_TO DO_
Quote, verbatim, all material below, without pictures.

= = =

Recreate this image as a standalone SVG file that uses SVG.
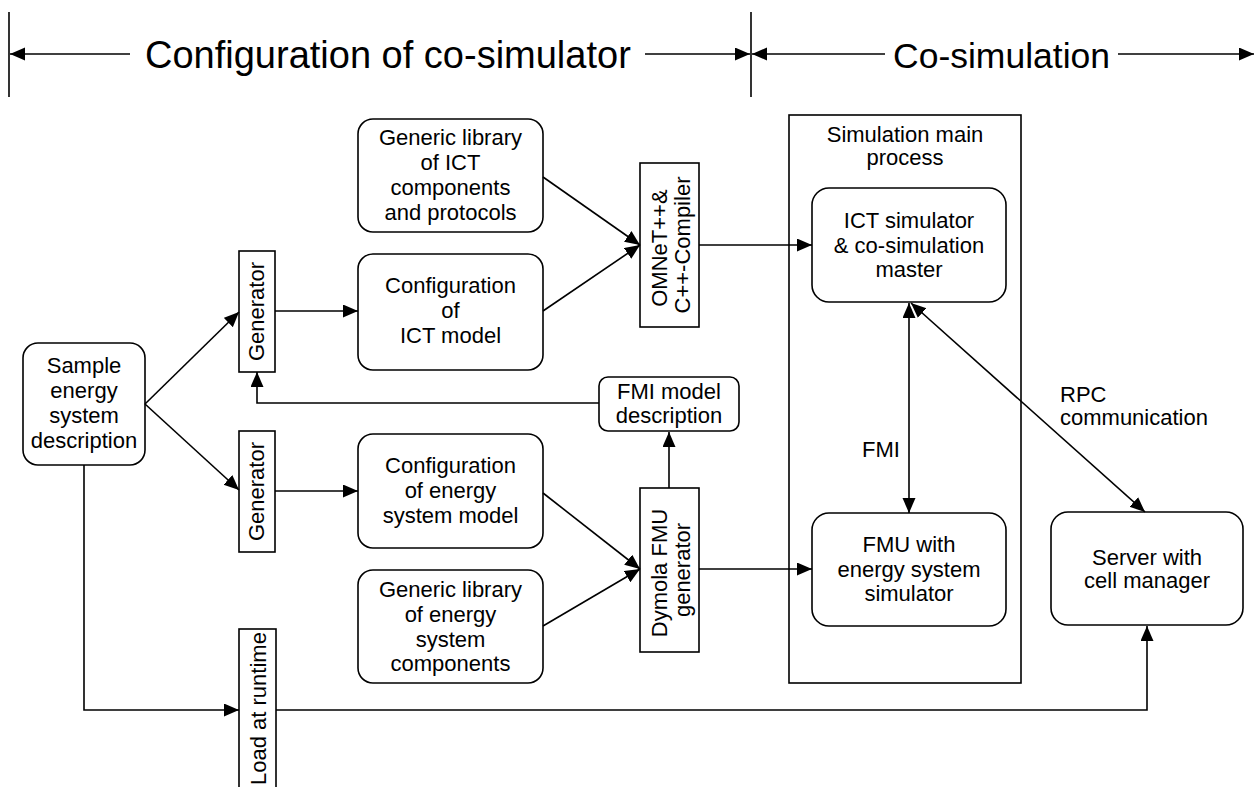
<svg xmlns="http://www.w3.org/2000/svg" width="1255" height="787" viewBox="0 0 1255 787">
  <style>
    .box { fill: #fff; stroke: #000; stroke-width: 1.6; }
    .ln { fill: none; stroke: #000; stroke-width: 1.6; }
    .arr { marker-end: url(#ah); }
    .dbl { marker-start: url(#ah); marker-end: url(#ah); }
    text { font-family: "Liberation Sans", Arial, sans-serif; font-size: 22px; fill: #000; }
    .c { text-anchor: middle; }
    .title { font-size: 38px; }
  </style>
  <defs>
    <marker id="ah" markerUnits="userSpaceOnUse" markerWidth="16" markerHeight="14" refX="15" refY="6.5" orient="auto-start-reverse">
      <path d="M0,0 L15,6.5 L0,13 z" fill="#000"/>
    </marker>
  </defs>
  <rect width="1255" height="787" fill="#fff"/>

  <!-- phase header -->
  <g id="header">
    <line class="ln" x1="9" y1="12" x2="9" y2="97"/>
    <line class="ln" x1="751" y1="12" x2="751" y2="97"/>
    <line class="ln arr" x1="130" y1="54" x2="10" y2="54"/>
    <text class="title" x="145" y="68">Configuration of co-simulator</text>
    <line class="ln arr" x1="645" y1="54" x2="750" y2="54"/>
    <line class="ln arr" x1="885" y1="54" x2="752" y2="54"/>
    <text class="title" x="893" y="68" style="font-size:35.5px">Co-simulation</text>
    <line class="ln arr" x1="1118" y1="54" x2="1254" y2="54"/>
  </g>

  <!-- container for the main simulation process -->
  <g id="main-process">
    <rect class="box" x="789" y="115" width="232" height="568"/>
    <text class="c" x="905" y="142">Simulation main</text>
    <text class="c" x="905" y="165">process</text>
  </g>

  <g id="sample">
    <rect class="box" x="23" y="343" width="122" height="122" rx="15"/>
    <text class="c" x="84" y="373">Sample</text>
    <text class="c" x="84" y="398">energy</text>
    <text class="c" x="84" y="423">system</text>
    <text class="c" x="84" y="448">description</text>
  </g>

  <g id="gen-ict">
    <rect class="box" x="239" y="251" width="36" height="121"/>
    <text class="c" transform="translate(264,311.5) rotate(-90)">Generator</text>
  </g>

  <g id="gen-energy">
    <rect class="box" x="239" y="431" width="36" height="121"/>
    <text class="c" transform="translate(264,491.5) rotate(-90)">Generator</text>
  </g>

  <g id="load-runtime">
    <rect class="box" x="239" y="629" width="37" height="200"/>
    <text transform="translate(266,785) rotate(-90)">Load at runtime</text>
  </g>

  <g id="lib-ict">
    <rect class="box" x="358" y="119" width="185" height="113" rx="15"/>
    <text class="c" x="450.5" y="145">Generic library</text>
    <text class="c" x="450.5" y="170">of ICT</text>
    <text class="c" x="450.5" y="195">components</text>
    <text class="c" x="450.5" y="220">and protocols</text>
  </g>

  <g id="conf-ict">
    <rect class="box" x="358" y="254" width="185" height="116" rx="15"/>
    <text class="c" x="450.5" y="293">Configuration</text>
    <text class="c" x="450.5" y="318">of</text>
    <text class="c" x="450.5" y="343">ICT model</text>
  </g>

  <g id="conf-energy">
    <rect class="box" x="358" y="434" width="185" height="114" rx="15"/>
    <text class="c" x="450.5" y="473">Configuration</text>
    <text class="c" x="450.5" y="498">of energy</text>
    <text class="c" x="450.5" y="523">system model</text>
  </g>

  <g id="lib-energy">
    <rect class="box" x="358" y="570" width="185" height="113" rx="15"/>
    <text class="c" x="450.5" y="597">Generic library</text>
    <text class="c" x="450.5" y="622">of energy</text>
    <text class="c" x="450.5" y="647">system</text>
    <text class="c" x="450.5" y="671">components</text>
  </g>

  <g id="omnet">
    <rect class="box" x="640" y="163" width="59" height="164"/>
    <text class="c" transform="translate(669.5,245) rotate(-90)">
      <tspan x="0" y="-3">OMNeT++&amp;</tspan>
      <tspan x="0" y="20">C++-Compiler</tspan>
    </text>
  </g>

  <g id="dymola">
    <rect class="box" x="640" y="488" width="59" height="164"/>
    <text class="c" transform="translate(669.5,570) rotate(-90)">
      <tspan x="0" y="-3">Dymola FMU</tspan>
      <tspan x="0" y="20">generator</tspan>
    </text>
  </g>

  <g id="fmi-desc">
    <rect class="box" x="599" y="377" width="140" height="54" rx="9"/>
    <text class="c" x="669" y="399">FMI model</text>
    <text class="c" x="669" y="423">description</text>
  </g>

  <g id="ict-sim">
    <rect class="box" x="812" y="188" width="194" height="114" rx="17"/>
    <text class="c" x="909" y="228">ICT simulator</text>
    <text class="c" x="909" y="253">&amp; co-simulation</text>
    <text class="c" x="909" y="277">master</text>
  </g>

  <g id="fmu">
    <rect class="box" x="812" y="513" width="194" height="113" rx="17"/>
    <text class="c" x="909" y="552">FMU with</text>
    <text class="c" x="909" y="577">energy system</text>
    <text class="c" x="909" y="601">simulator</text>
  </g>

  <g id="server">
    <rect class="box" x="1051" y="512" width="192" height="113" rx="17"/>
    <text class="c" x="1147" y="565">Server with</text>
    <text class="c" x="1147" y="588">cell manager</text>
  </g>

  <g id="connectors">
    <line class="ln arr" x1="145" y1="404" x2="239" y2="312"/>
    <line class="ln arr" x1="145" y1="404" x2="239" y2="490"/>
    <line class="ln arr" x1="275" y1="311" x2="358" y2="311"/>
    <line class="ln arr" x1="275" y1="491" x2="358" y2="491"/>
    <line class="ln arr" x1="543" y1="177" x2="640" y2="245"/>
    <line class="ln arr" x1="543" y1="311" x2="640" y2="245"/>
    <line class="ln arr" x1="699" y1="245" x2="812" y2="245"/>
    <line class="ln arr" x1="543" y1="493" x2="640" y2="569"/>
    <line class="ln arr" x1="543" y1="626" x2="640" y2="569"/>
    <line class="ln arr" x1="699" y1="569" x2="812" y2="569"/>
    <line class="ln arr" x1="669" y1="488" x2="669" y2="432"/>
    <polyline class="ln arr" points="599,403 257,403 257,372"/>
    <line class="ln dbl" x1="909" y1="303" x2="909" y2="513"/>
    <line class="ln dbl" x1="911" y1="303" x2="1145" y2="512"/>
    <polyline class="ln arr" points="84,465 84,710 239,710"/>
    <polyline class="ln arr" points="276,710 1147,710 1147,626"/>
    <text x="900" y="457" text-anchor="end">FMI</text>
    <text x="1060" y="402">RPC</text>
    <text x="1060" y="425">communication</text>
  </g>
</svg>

= = =

_ANSWER BELOW_
Recreate this image as a standalone SVG file that uses SVG.
<svg xmlns="http://www.w3.org/2000/svg" width="1255" height="787" viewBox="0 0 1255 787">
  <style>
    .box { fill: #fff; stroke: #000; stroke-width: 1.6; }
    .ln { fill: none; stroke: #000; stroke-width: 1.6; }
    .arr { marker-end: url(#ah); }
    .dbl { marker-start: url(#ah); marker-end: url(#ah); }
    text { font-family: "Liberation Sans", Arial, sans-serif; font-size: 22px; fill: #000; }
    .c { text-anchor: middle; }
    .title { font-size: 38px; }
  </style>
  <defs>
    <marker id="ah" markerUnits="userSpaceOnUse" markerWidth="16" markerHeight="14" refX="15" refY="6.5" orient="auto-start-reverse">
      <path d="M0,0 L15,6.5 L0,13 z" fill="#000"/>
    </marker>
  </defs>
  <rect width="1255" height="787" fill="#fff"/>

  <!-- phase header -->
  <g id="header">
    <line class="ln" x1="9" y1="12" x2="9" y2="97"/>
    <line class="ln" x1="751" y1="12" x2="751" y2="97"/>
    <line class="ln arr" x1="130" y1="54" x2="10" y2="54"/>
    <text class="title" x="145" y="68">Configuration of co-simulator</text>
    <line class="ln arr" x1="645" y1="54" x2="750" y2="54"/>
    <line class="ln arr" x1="885" y1="54" x2="752" y2="54"/>
    <text class="title" x="893" y="68" style="font-size:35.5px">Co-simulation</text>
    <line class="ln arr" x1="1118" y1="54" x2="1254" y2="54"/>
  </g>

  <!-- container for the main simulation process -->
  <g id="main-process">
    <rect class="box" x="789" y="115" width="232" height="568"/>
    <text class="c" x="905" y="142">Simulation main</text>
    <text class="c" x="905" y="165">process</text>
  </g>

  <g id="sample">
    <rect class="box" x="23" y="343" width="122" height="122" rx="15"/>
    <text class="c" x="84" y="373">Sample</text>
    <text class="c" x="84" y="398">energy</text>
    <text class="c" x="84" y="423">system</text>
    <text class="c" x="84" y="448">description</text>
  </g>

  <g id="gen-ict">
    <rect class="box" x="239" y="251" width="36" height="121"/>
    <text class="c" transform="translate(264,311.5) rotate(-90)">Generator</text>
  </g>

  <g id="gen-energy">
    <rect class="box" x="239" y="431" width="36" height="121"/>
    <text class="c" transform="translate(264,491.5) rotate(-90)">Generator</text>
  </g>

  <g id="load-runtime">
    <rect class="box" x="239" y="629" width="37" height="200"/>
    <text transform="translate(266,785) rotate(-90)">Load at runtime</text>
  </g>

  <g id="lib-ict">
    <rect class="box" x="358" y="119" width="185" height="113" rx="15"/>
    <text class="c" x="450.5" y="145">Generic library</text>
    <text class="c" x="450.5" y="170">of ICT</text>
    <text class="c" x="450.5" y="195">components</text>
    <text class="c" x="450.5" y="220">and protocols</text>
  </g>

  <g id="conf-ict">
    <rect class="box" x="358" y="254" width="185" height="116" rx="15"/>
    <text class="c" x="450.5" y="293">Configuration</text>
    <text class="c" x="450.5" y="318">of</text>
    <text class="c" x="450.5" y="343">ICT model</text>
  </g>

  <g id="conf-energy">
    <rect class="box" x="358" y="434" width="185" height="114" rx="15"/>
    <text class="c" x="450.5" y="473">Configuration</text>
    <text class="c" x="450.5" y="498">of energy</text>
    <text class="c" x="450.5" y="523">system model</text>
  </g>

  <g id="lib-energy">
    <rect class="box" x="358" y="570" width="185" height="113" rx="15"/>
    <text class="c" x="450.5" y="597">Generic library</text>
    <text class="c" x="450.5" y="622">of energy</text>
    <text class="c" x="450.5" y="647">system</text>
    <text class="c" x="450.5" y="671">components</text>
  </g>

  <g id="omnet">
    <rect class="box" x="640" y="163" width="59" height="164"/>
    <text class="c" transform="translate(669.5,245) rotate(-90)">
      <tspan x="0" y="-3">OMNeT++&amp;</tspan>
      <tspan x="0" y="20">C++-Compiler</tspan>
    </text>
  </g>

  <g id="dymola">
    <rect class="box" x="640" y="488" width="59" height="164"/>
    <text class="c" transform="translate(669.5,570) rotate(-90)">
      <tspan x="0" y="-3">Dymola FMU</tspan>
      <tspan x="0" y="20">generator</tspan>
    </text>
  </g>

  <g id="fmi-desc">
    <rect class="box" x="599" y="377" width="140" height="54" rx="9"/>
    <text class="c" x="669" y="399">FMI model</text>
    <text class="c" x="669" y="423">description</text>
  </g>

  <g id="ict-sim">
    <rect class="box" x="812" y="188" width="194" height="114" rx="17"/>
    <text class="c" x="909" y="228">ICT simulator</text>
    <text class="c" x="909" y="253">&amp; co-simulation</text>
    <text class="c" x="909" y="277">master</text>
  </g>

  <g id="fmu">
    <rect class="box" x="812" y="513" width="194" height="113" rx="17"/>
    <text class="c" x="909" y="552">FMU with</text>
    <text class="c" x="909" y="577">energy system</text>
    <text class="c" x="909" y="601">simulator</text>
  </g>

  <g id="server">
    <rect class="box" x="1051" y="512" width="192" height="113" rx="17"/>
    <text class="c" x="1147" y="565">Server with</text>
    <text class="c" x="1147" y="588">cell manager</text>
  </g>

  <g id="connectors">
    <line class="ln arr" x1="145" y1="404" x2="239" y2="312"/>
    <line class="ln arr" x1="145" y1="404" x2="239" y2="490"/>
    <line class="ln arr" x1="275" y1="311" x2="358" y2="311"/>
    <line class="ln arr" x1="275" y1="491" x2="358" y2="491"/>
    <line class="ln arr" x1="543" y1="177" x2="640" y2="245"/>
    <line class="ln arr" x1="543" y1="311" x2="640" y2="245"/>
    <line class="ln arr" x1="699" y1="245" x2="812" y2="245"/>
    <line class="ln arr" x1="543" y1="493" x2="640" y2="569"/>
    <line class="ln arr" x1="543" y1="626" x2="640" y2="569"/>
    <line class="ln arr" x1="699" y1="569" x2="812" y2="569"/>
    <line class="ln arr" x1="669" y1="488" x2="669" y2="432"/>
    <polyline class="ln arr" points="599,403 257,403 257,372"/>
    <line class="ln dbl" x1="909" y1="303" x2="909" y2="513"/>
    <line class="ln dbl" x1="911" y1="303" x2="1145" y2="512"/>
    <polyline class="ln arr" points="84,465 84,710 239,710"/>
    <polyline class="ln arr" points="276,710 1147,710 1147,626"/>
    <text x="900" y="457" text-anchor="end">FMI</text>
    <text x="1060" y="402">RPC</text>
    <text x="1060" y="425">communication</text>
  </g>
</svg>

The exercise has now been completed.